Olympus Mons is a dormant volcano on Mars. As far as we've seen, this volcano has formed the largest mountain in the entire solar system, almost three times as tall as Mount Everest. Olympus Mons stands 25 km tall with an edifice 600 km wide. For a reference point, Olympus Mons covers an area about the same size as Arizona. The summit of the mountain features six nested calderas, forming a depression 60x80 km across and up to 3.2 km deep. The edge of the volcano drops off in a sheer cliff, a feature unique in shield volcanos on Mars, of which Olympus Mons is one. Because it is a shield volcano, Olympus Mons is fairly flat, the average slope being only 5 degrees.
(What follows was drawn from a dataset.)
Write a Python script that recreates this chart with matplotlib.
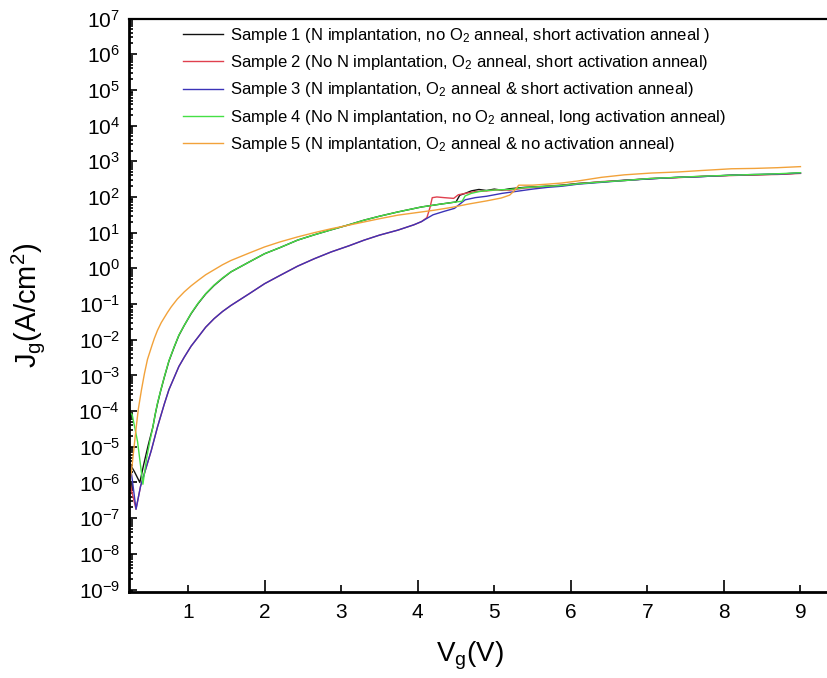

Olympus Mons was able to get so large because Mars doesn't have plate tectonics. On earth, plate tectonics keeps land masses moving over volcanic hotspots creating new volcanos instead of building on the same one, like around the Hawaiian islands. On Mars, the lack of plate tectonics means that the same hotspot will keep building on the same volcano for as long as its active, producing volcanic mountains like Olympus Mons.
The Mars Express orbiter has found lava flows on the peak of Olympus Mons ranging from 115 million years old to around only 2 million years old. In geological terms, 2 million years is fairly recent, so Olympus Mons might still be volcanically active, but we haven't seen any activity for quite some time.